HEATHROW has lashed out at its smaller London rival Gatwick on the final day of submissions to the government’s airports commission.
Europe’s biggest airport by passenger traffic has today told the Davies Commission that 20 airlines have stopped long-haul flights to Gatwick in the last five years.
Heathrow claims these cancellations show that Gatwick cannot attract the airlines needed to become Britain’s hub airport, which it argues is necessary to maintain the country’s global air links.
“There is no need for a crystal ball to test Gatwick’s claims that it can provide long-haul flights when we have the hard evidence of ten years of failure,” said chief executive Colin Matthews, referring to the ten years that Heathrow’s runways have been all but full.
Heathrow wants to build a third runway and has also picked out where it would put a fourth, if passenger numbers continue to rise as predicted.

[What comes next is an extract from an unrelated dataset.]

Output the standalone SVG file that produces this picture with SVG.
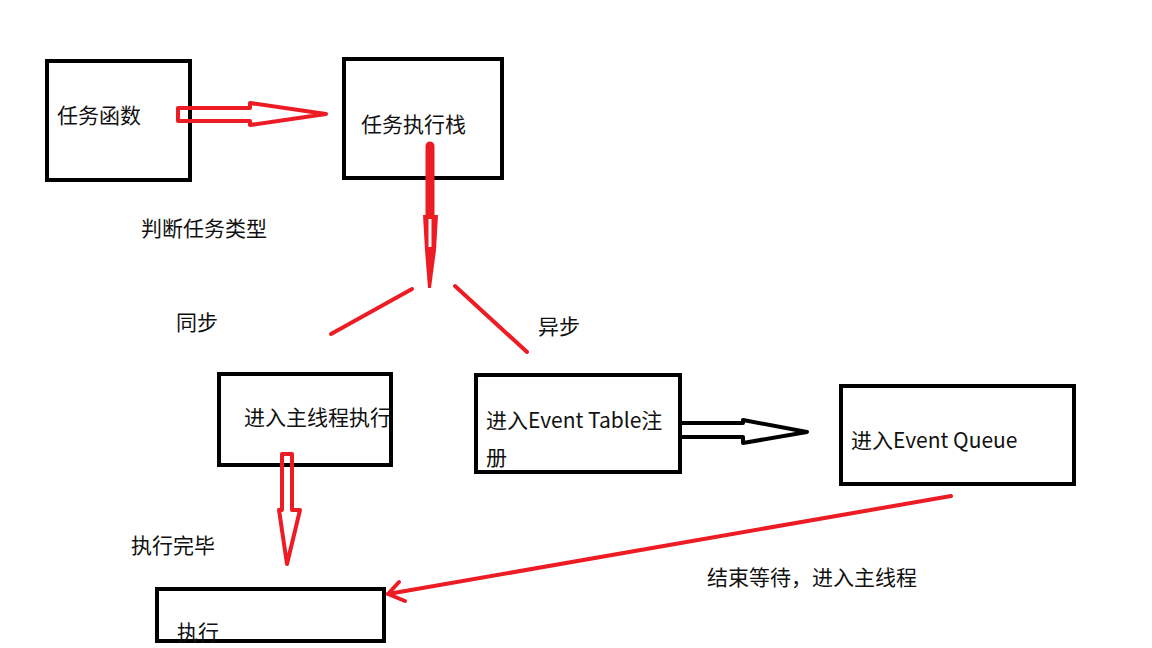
<svg xmlns="http://www.w3.org/2000/svg" width="1152" height="648" viewBox="0 0 1152 648">
<style>
.box{fill:none;stroke:#000;stroke-width:4}
.t{font-family:"Noto Sans CJK SC","Microsoft YaHei",sans-serif;font-size:21px;fill:#111}
.red{stroke:#ed1c24;stroke-width:4;fill:none;stroke-linecap:round;stroke-linejoin:round}
.blk{stroke:#000;stroke-width:4;fill:none;stroke-linejoin:round}
</style>
<rect width="1152" height="648" fill="#fff"/>
<g id="node-renwuhanshu"><rect class="box" x="47" y="61" width="143" height="119"/><text class="t" x="57" y="123">任务函数</text></g>
<g id="node-zhixingzhan"><rect class="box" x="344" y="59" width="158" height="119"/><text class="t" x="361" y="132">任务执行栈</text></g>
<g id="node-zhuxiancheng"><rect class="box" x="219" y="374" width="172" height="91"/><text class="t" x="244" y="425">进入主线程执行</text></g>
<g id="node-eventtable"><rect class="box" x="476" y="375" width="204" height="97"/><text class="t" x="486" y="428">进入Event Table注</text><text class="t" x="486" y="465">册</text></g>
<g id="node-eventqueue"><rect class="box" x="841" y="386" width="233" height="98"/><text class="t" x="851" y="448">进入Event Queue</text></g>
<g id="node-zhixing"><rect class="box" x="157" y="589" width="227" height="52"/><text class="t" x="177" y="640">执行</text></g>
<g id="labels">
<text class="t" x="141" y="236">判断任务类型</text>
<text class="t" x="176" y="330">同步</text>
<text class="t" x="538" y="334">异步</text>
<text class="t" x="131" y="553">执行完毕</text>
<text class="t" x="707" y="585">结束等待，进入主线程</text>
</g>
<g id="connectors">
<polygon class="red" points="178,108 250,108 250,103 326,114 250,125 250,121 178,121"/>
<line x1="430" y1="146" x2="430" y2="216" stroke="#ed1c24" stroke-width="9" stroke-linecap="round"/>
<polygon points="423,215 438,215 436,250 431,288 428,288 425,250" fill="#ed1c24"/>
<line x1="430" y1="219" x2="430" y2="247" stroke="#fff" stroke-width="3"/>
<line class="red" x1="412" y1="289" x2="331" y2="334"/>
<line class="red" x1="455" y1="286" x2="527" y2="352"/>
<polygon class="blk" points="680,423 743,423 743,420 807,432 743,443 743,437 680,437"/>
<polygon class="red" points="282,454 292,454 292,510 300,510 287,564 279,510 282,510"/>
<line class="red" x1="951" y1="496" x2="388" y2="594"/>
<polyline class="red" points="399,582 388,594 405,601"/>
</g>
</svg>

But Gatwick, which is lobbying to build its second runway, said Heathrow’s criticism shows it is “clearly worried about having to compete for the first time in London”, pointing out that many of the airline losses happened under the watch of former owner BAA.
Gatwick carried almost 35m passengers in the year to August, compared to 32.4m in late 2009, when BAA announced it was selling it to Global Infrastructure Partners to comply with a competition ruling.
The Davies Commission is expected to set out a handful of preferred options for more air capacity before the end of the year, but will not make a final recommendation until 2015.